In November 2014, Z.M. needed a new nurse for Mondays and Wednesdays, and Bayada assigned Defendant Risser, a licensed practical nurse, to his care on those days, the complaint stated.
Risser was trained by other nurses in the Moyer home. They observed that Risser was, as they described in the complaint, “not very hands on” with Z.M. during training, it is alleged.
Bayada sent out a supervisor to observe Risser with Z.M., and the supervisor assured the Moyers that Risser was “competent, skilled and able to provide proper nursing services” to the boy, according to the original October 2016 complaint.
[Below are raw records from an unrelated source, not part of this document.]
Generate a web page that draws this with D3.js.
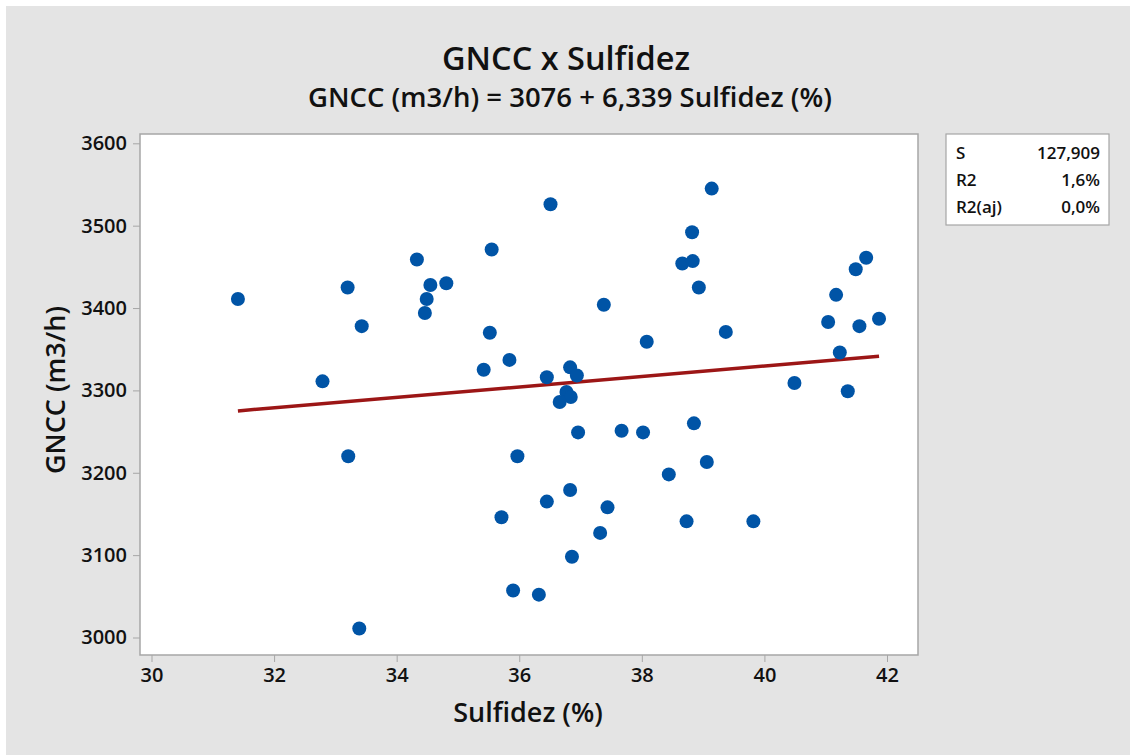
<!DOCTYPE html>
<html lang="pt">
<head>
<meta charset="UTF-8">
<title>GNCC x Sulfidez</title>
<script src="https://d3js.org/d3.v7.min.js"></script>
<style>
  body { margin: 0; background: #fff; }
  text { font-family: "Open Sans", "Noto Sans", sans-serif; fill: #111; }
</style>
</head>
<body>
<script>
// data
var sulfidez = [31.41, 33.20, 33.43, 34.33, 34.55, 34.81, 34.49, 34.46, 35.55, 35.52, 35.84, 35.42, 32.79,
    36.51, 39.14, 38.82, 38.66, 38.83, 38.93, 37.38, 41.17, 41.49, 41.66, 41.04, 41.55, 41.87, 39.37,
    38.08, 41.23, 36.45, 36.83, 36.94, 40.49, 41.36, 36.77, 36.84, 36.66,
    36.96, 37.67, 38.02, 38.85, 35.97, 39.06, 38.44, 36.83, 36.45, 37.44, 38.73, 39.82, 37.32, 36.86, 36.32,
    33.21, 35.71, 35.90, 33.39];
var gncc = [3411, 3425, 3378, 3459, 3428, 3430, 3411, 3394, 3471, 3370, 3337, 3325, 3311,
    3526, 3545, 3492, 3454, 3457, 3425, 3404, 3416, 3447, 3461, 3383, 3378, 3387, 3371,
    3359, 3346, 3316, 3328, 3318, 3309, 3299, 3298, 3292, 3286,
    3249, 3251, 3249, 3260, 3220, 3213, 3198, 3179, 3165, 3158, 3141, 3141, 3127, 3098, 3052,
    3220, 3146, 3057, 3011];
var intercept = 3076, slope = 6.339;
var xTicks = [30, 32, 34, 36, 38, 40, 42];
var yTicks = [3000, 3100, 3200, 3300, 3400, 3500, 3600];
var statLabels = ["S", "R2", "R2(aj)"];
var statValues = ["127,909", "1,6%", "0,0%"];

var W = 1130, H = 755;
var plot = {left: 140, top: 134, right: 918, bottom: 655};

var svg = d3.select("body").append("svg")
    .attr("width", W)
    .attr("height", H);

// background
svg.append("rect").attr("x", 0).attr("y", 0).attr("width", W).attr("height", H).attr("fill", "#fff");
svg.append("rect").attr("x", 6).attr("y", 6).attr("width", W - 6).attr("height", H - 6).attr("fill", "#e4e4e4");
svg.append("rect")
    .attr("x", plot.left).attr("y", plot.top)
    .attr("width", plot.right - plot.left).attr("height", plot.bottom - plot.top)
    .attr("fill", "#fff").attr("stroke", "#a6a6a6").attr("stroke-width", 1.5);

var x = d3.scaleLinear().domain([30, 42]).range([151.5, 887]);
var y = d3.scaleLinear().domain([3000, 3600]).range([637.5, 143.3]);

// axes
var xAxis = svg.append("g")
    .attr("transform", "translate(0," + plot.bottom + ")")
    .call(d3.axisBottom(x).tickValues(xTicks).tickSize(7).tickSizeOuter(0).tickFormat(d3.format("d")));
var yAxis = svg.append("g")
    .attr("transform", "translate(" + plot.left + ",0)")
    .call(d3.axisLeft(y).tickValues(yTicks).tickSize(7).tickSizeOuter(0).tickFormat(d3.format("d")));
[xAxis, yAxis].forEach(function(g) {
    g.select(".domain").remove();
    g.selectAll(".tick line").attr("stroke", "#a6a6a6");
    g.selectAll(".tick text")
        .style("font-family", "'Open Sans', sans-serif")
        .style("font-size", "20px")
        .style("font-weight", "600")
        .attr("fill", "#111");
});
xAxis.selectAll(".tick text").attr("y", 27).attr("dy", 0);
yAxis.selectAll(".tick text").attr("x", -13);

// fit line
var xs = [d3.min(sulfidez), d3.max(sulfidez)];
svg.append("path")
    .datum(xs)
    .attr("fill", "none")
    .attr("stroke", "#9c1616")
    .attr("stroke-width", 3.5)
    .attr("d", d3.line().x(function(d) { return x(d); }).y(function(d) { return y(intercept + slope * d); }));

// points
svg.selectAll("circle.pt")
    .data(sulfidez)
    .enter()
    .append("circle")
    .attr("class", "pt")
    .attr("cx", function(d) { return x(d); })
    .attr("cy", function(d, i) { return y(gncc[i]); })
    .attr("r", 7)
    .attr("fill", "#0054a6");

// titles
svg.append("text")
    .attr("x", 566).attr("y", 70)
    .attr("text-anchor", "middle")
    .style("font-size", "32.5px").style("font-weight", "600")
    .text("GNCC x Sulfidez");
svg.append("text")
    .attr("x", 570).attr("y", 107)
    .attr("text-anchor", "middle")
    .style("font-size", "27.5px").style("font-weight", "600")
    .text("GNCC (m3/h) = 3076 + 6,339 Sulfidez (%)");

// axis labels
svg.append("text")
    .attr("x", 528).attr("y", 722)
    .attr("text-anchor", "middle")
    .style("font-size", "27px").style("font-weight", "600")
    .text("Sulfidez (%)");
svg.append("text")
    .attr("transform", "translate(65,390) rotate(-90)")
    .attr("text-anchor", "middle")
    .style("font-size", "27px").style("font-weight", "600")
    .text("GNCC (m3/h)");

// stats box
svg.append("rect")
    .attr("x", 946).attr("y", 134).attr("width", 163).attr("height", 91)
    .attr("fill", "#fff").attr("stroke", "#a6a6a6").attr("stroke-width", 1.2);
statLabels.forEach(function(s, i) {
    svg.append("text")
        .attr("x", 956).attr("y", 159 + i * 27)
        .style("font-size", "17px").style("font-weight", "600")
        .text(s);
    svg.append("text")
        .attr("x", 1100).attr("y", 159 + i * 27)
        .attr("text-anchor", "end")
        .style("font-size", "17px").style("font-weight", "600")
        .text(statValues[i]);
});
</script>
</body>
</html>
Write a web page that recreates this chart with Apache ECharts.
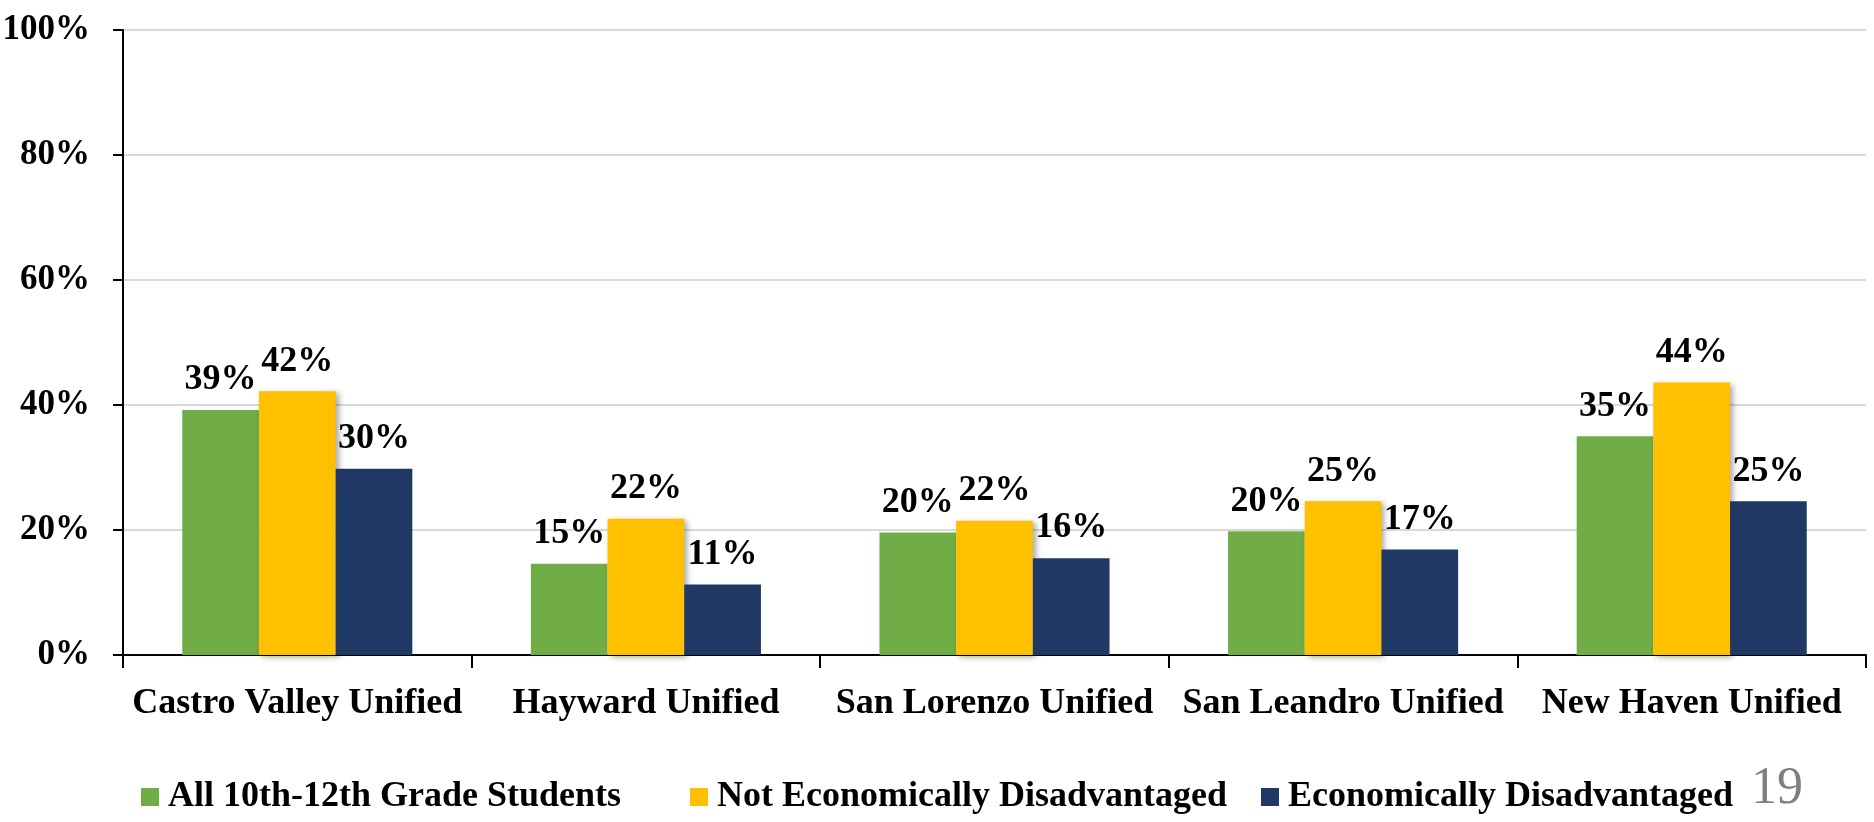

On Dec. 3, 2014, Risser cared for Z.M. by herself in the morning before school and then accompanied him to school. At the school, it was observed that Z.M. had a bruise on his forehead. According to the complaint, “It is believed… that defendant Risser became frustrated with Z.M. and intentionally struck him in the face.”
Z.M.’s mother went to the school and took her son to the doctor. Risser’s supervisor also went to the school and saw Z.M.’s injuries. By the next day his face was swollen and there was black and blue bruising beneath his eyes, the complaint states. A subsequent visit to a doctor revealed the Z.M.’s nose had been chipped, it is alleged.
In their complaint, the Moyers charged Risser with battery, negligence, infliction of emotional distress and corporate negligence. Bayada was charged with misrepresentation, saying it had misrepresented its hiring standards and that it would provide skilled and reliable nursing care, and that nurses for Z.M. would have experience in caring for children with special needs.